Sometimes I just want to take a ride to the goddamned soda machine. I don’t need a frigging cognitive skills Mensa quiz every stupid time I run out of Pepsi.

Worse, remember that these are old elevators, built back when people were a lot quicker, apparently, because the reinforced blast doors on these things stay open for approximately nineteen milliseconds between trips. So if you’re still calculating the speed at which Car 4 will pass Car 2 if the red light didn’t come on and one left Omaha at nine o’clock going two-thirds the square root of the other’s rate of travel, then it’s time for you to PRESS THE EFFING CALL BUTTON AGAIN BECAUSE THE ELEVATOR LEFT WITHOUT YOU.

(Or crushed you in its steely maw, should you be (un)fortunate enough to get as far as the threshold. What, safety releases for the doors? How precious! No, we’d never build such a thing. Survival of the fittest. And best of luck to you, sparky.)

On the other hand, there are the Tower elevators — superior in nearly every regard. They’re bigger, they’re faster, more modern, better sensored, and with doors that cede the right of way before crushing fragile limbs or bones. But that’s not the best thing about these elevators. No, the best part is that these elevators are smart. Wicked smart — even smarter than the people who built the building. And I can prove it.

First, it’s important to know that these elevators can talk. Because why wouldn’t they, right? In the next upgrade, these fancy-building elevators will probably pour you coffee on the way up to the office, and give you a back massage on the way down.

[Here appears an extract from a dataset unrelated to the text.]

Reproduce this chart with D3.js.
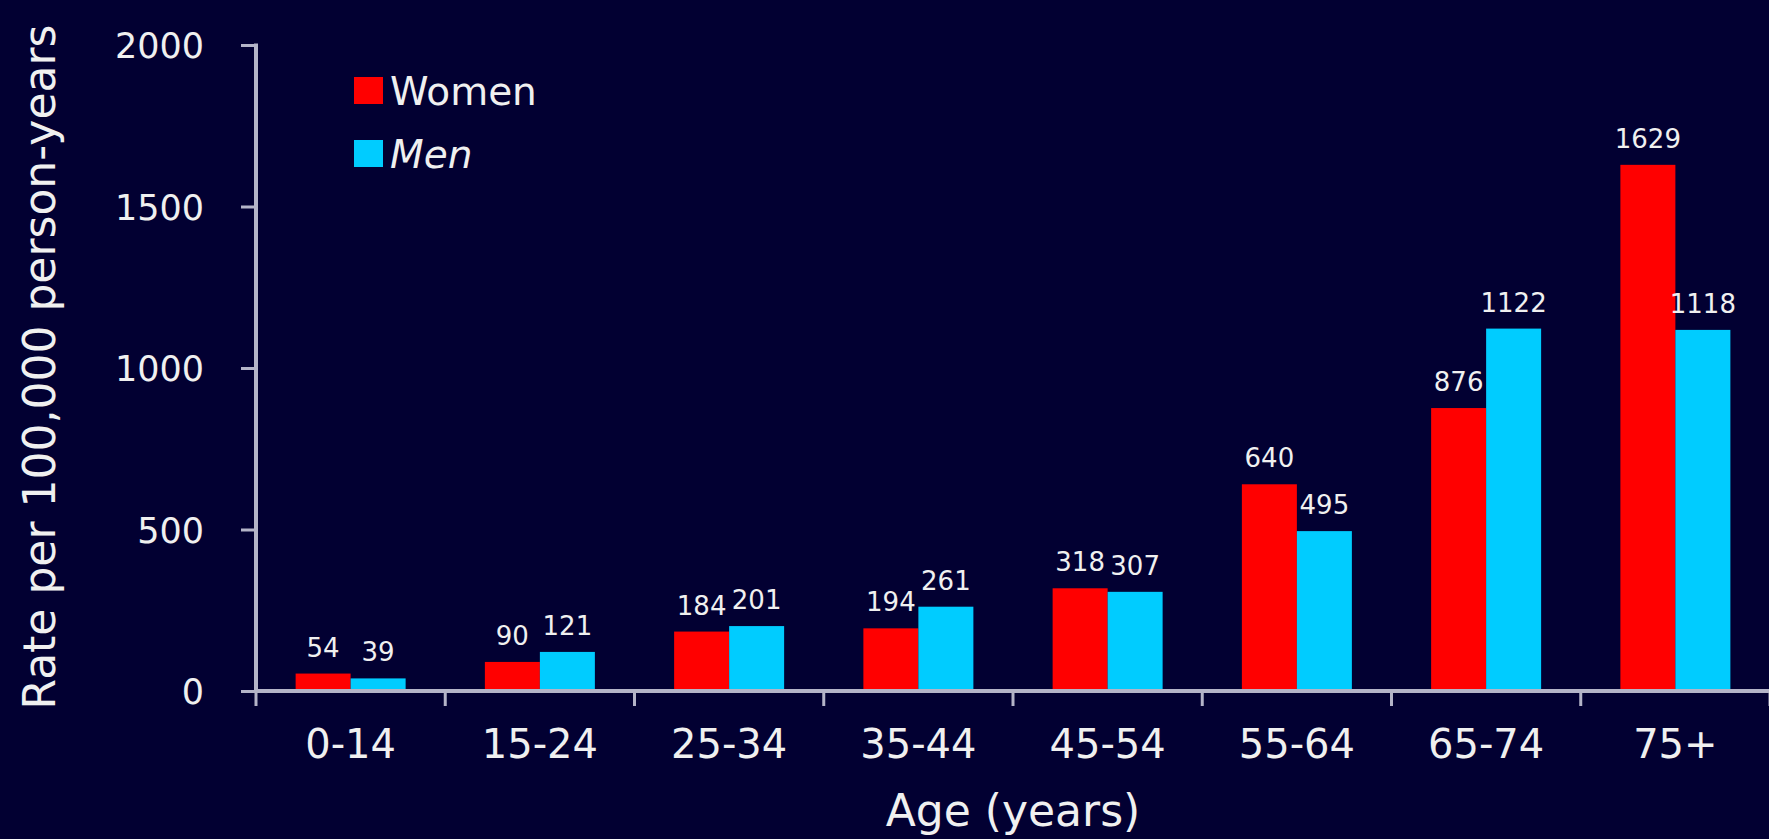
<!DOCTYPE html>
<html>
<head>
<meta charset="utf-8">
<script src="https://cdn.jsdelivr.net/npm/d3@7"></script>
<style>
  html, body { margin: 0; padding: 0; background: #020032; overflow: hidden; }
  svg { display: block; }
</style>
</head>
<body>
<svg id="chart" width="1769" height="839"></svg>
<script>
const categories = ["0-14", "15-24", "25-34", "35-44", "45-54", "55-64", "65-74", "75+"];
const women = [54, 90, 184, 194, 318, 640, 876, 1629];
const men = [39, 121, 201, 261, 307, 495, 1122, 1118];
const yTicks = [0, 500, 1000, 1500, 2000];
const seriesNames = ["Women", "Men"];
const seriesColors = ["#ff0000", "#00ccff"];

(function () {
  const W = 1769, H = 839;
  const svg = d3.select("#chart");
  svg.append("rect").attr("width", W).attr("height", H).attr("fill", "#020032");

  const mLeft = 256, mRight = 1770, mTop = 45, mBottom = 691;
  const axisColor = "#b4b4c8";
  const textColor = "#f0f0f0";
  const font = "'DejaVu Sans', Verdana, sans-serif";

  const x = d3.scaleBand().domain(categories).range([mLeft, mRight]).padding(0);
  const y = d3.scaleLinear().domain([0, 2000]).range([mBottom, mTop]);
  const barW = 55;

  const series = [women, men];
  series.forEach((vals, si) => {
    svg.append("g").selectAll("rect").data(categories).join("rect")
      .attr("x", d => x(d) + x.bandwidth() / 2 + (si === 0 ? -barW : 0))
      .attr("width", barW)
      .attr("y", (d, i) => y(vals[i]))
      .attr("height", (d, i) => y(0) - y(vals[i]))
      .attr("fill", seriesColors[si]);
    svg.append("g").selectAll("text").data(categories).join("text")
      .attr("x", d => x(d) + x.bandwidth() / 2 + (si === 0 ? -barW / 2 : barW / 2))
      .attr("y", (d, i) => y(vals[i]) - 17)
      .attr("text-anchor", "middle")
      .attr("fill", textColor)
      .style("font-family", font)
      .style("font-size", "26px")
      .text((d, i) => vals[i]);
  });

  // y axis
  const yAxis = d3.axisLeft(y).tickValues(yTicks).tickSize(15).tickSizeOuter(0).tickPadding(37)
    .tickFormat(d3.format("d"));
  const gy = svg.append("g").attr("transform", `translate(${mLeft},0)`).call(yAxis);
  gy.select(".domain").remove();
  gy.selectAll(".tick line").attr("stroke", axisColor).attr("stroke-width", 3);
  gy.selectAll(".tick text").attr("fill", textColor)
    .style("font-family", font).style("font-size", "35px").attr("dy", "0.36em");

  // x axis baseline and boundary ticks
  svg.append("line").attr("x1", mLeft).attr("x2", mRight).attr("y1", y(0)).attr("y2", y(0))
    .attr("stroke", axisColor).attr("stroke-width", 4);
  svg.append("line").attr("x1", mLeft).attr("x2", mLeft).attr("y1", y(2000) - 1.5).attr("y2", y(0))
    .attr("stroke", axisColor).attr("stroke-width", 4);
  const boundaries = categories.map(c => x(c)).concat([x(categories[categories.length - 1]) + x.bandwidth()]);
  svg.append("g").selectAll("line").data(boundaries).join("line")
    .attr("x1", d => d).attr("x2", d => d).attr("y1", y(0)).attr("y2", y(0) + 15)
    .attr("stroke", axisColor).attr("stroke-width", 3);
  svg.append("g").selectAll("text").data(categories).join("text")
    .attr("x", d => x(d) + x.bandwidth() / 2)
    .attr("y", 758)
    .attr("text-anchor", "middle")
    .attr("fill", textColor)
    .style("font-family", font).style("font-size", "40px")
    .text(d => d);

  // axis titles
  svg.append("text").attr("x", (mLeft + mRight) / 2).attr("y", 826)
    .attr("text-anchor", "middle").attr("fill", textColor)
    .style("font-family", font).style("font-size", "44px")
    .text("Age (years)");
  svg.append("text").attr("transform", "translate(55,367) rotate(-90)")
    .attr("text-anchor", "middle").attr("fill", textColor)
    .style("font-family", font).style("font-size", "44px")
    .text("Rate per 100,000 person-years");

  // legend
  const legend = svg.append("g").selectAll("g").data(seriesNames).join("g")
    .attr("transform", (d, i) => `translate(354,${77 + i * 63})`);
  legend.append("rect").attr("width", 29).attr("height", 27).attr("fill", (d, i) => seriesColors[i]);
  legend.append("text").attr("x", 36).attr("y", 28).attr("fill", textColor)
    .style("font-family", font).style("font-size", "39px")
    .style("font-style", (d, i) => i === 1 ? "italic" : "normal")
    .text(d => d);
})();
</script>
</body>
</html>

Vibrating walls for comfort. Happy endings after business hours. The whole ball of wax.

For the moment — talking. Specifically, the elevators will announce what floor is coming up at the next stop. Very handy, for the blind crowd, as well as easily-distracted riders or short folks in the back who can’t see the display panel. It’s a nice touch.

And the building they’re nestled into is fifteen floors tall. Our other half of the group actually works on the fourteenth floor of the Tower. Only it’s not called the fourteenth floor. Because whoever put the building together decided to ‘skip’ the unlucky thirteenth floor.

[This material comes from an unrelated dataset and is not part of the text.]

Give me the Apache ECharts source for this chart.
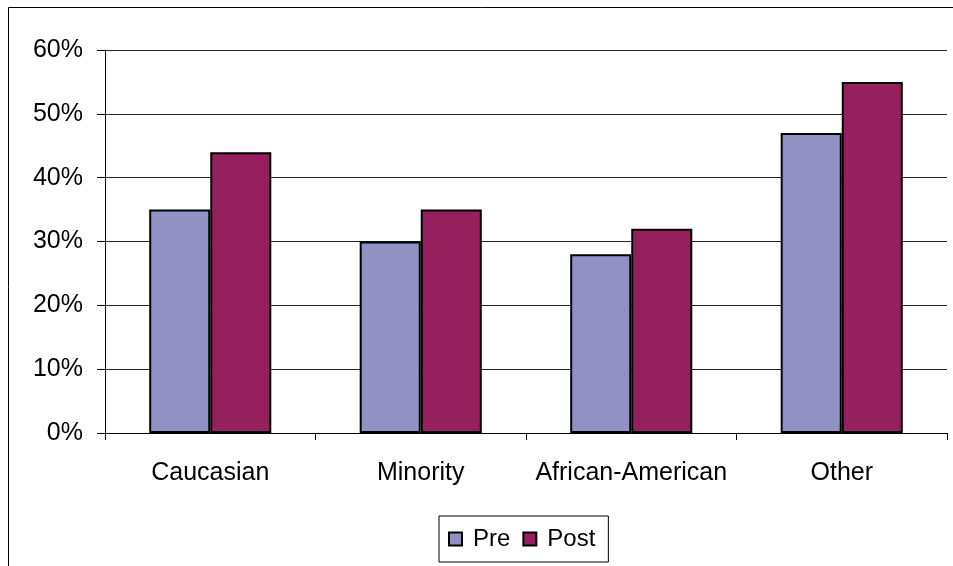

Mind you, this is a hospital building. The finest minds modern medicine can muster, and they’re eschewing the thirteenth floor because it’s ‘bad juju’. I always wondered — if you show up for a physical, do they throw salt over your shoulder and consult a Magic 8-Ball for a diagnosis? ‘Outlook Chlamydia-y‘? Sheesh.

I’ve always scoffed at this particular choice — but ever since they made these elevators talk a few years ago, it turns out they agree with me. The female voice they use is very confident and matter-of-fact in announcing the lower floors:

Floor Three.

Floor Six.

Floor Eight.

But when you get above twelve, that same voice turns questioning — almost incredulous:

Floor Four-teen?

Floor Fif-teen?

It’s as though it knows. Oh, it’ll go along with your little ‘naming scheme’ game, but don’t think you superstitious chumps have pulled one over on the almighty elevator. It’s got its eye on you, mister. Put down the 8-Ball and do some actual medicine, there, bub. That stethoscope ain’t gonna listen to itself.

So, that’s the story of the elevators. And of the Tower and the Outhouse, and just how different the two can be. I for one miss the Tower. Not for the working there, of course. Crying under one desk is the same as any other. But the ride getting up there was sweet, indeed. As elevators go, a guy could do a lot worse.